On June 15, 2015, the black hole V404 Cygni experienced an outburst of high-energy light. Since 1989, it had lain dormant. From its position, 8,000 light-years away in the Cygnus constellation, the black hole exhibited activity that was detectable from Earth.
On June 17, astronomers began taking spectroscopic observations of the activity from the 10.4-m Gran Telescopio CANARIAS (GTC), an optical-infrared telescope located in the Canary Islands.
Publishing in Nature, an international team of astrophysicists has reported its detection of x-ray winds traveling at a velocity of 3,000 km/sec near the black hole.
The wind, which originates in the black hole’s outer accretion disk, “is unlike any seen hitherto,” according to the researchers.
“Its presence allows us to explain why the outburst, in spite of being bright and very violent, with continuous changes in luminosity and ejections of mass in the form of jets, was also very brief, lasting only two weeks,” University of Southampton Prof. Phil Charles said in a statement.
During its outburst, the black hole off and on became the brightest object in the x-ray sky, according to NASA. At times, it shined 50 times brighter than the Crab Nebula.

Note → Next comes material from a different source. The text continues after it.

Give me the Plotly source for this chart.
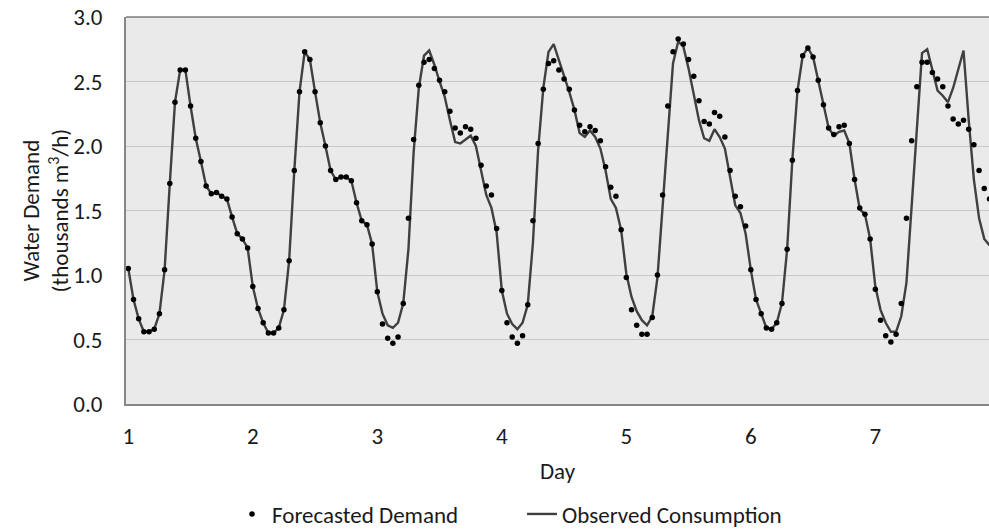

According to the European Space Agency, a binary system like V404 Cygni, which is 10 times the mass of the sun, usually collects material from interstellar space in a disk, where it heats up before spiraling into the black hole.
The researchers wrote that the neutral, outflowing wind (unionized hydrogen and helium) triggered the formation of a nebula, which consisted of the expelled materials by the wind.
“The large expelled mass indicates that the outburst was prematurely ended when a sizeable fraction of the outer disk was depleted by the wind, detaching the inner regions from the rest of the disk,” the researchers wrote.
On top of the data from GTC, the researchers used data from the INTEGRAL and SWIFT satellites.
“This outburst of V404 Cygni, because of its complexity and because of the high quantity and quality of the observations, will help us understand how black holes swallow material via their accretion disks,” said Teo Muñoz Darias, a co-author of the study and a researcher at Instituto de Astrofisica de Canarias, in a statement.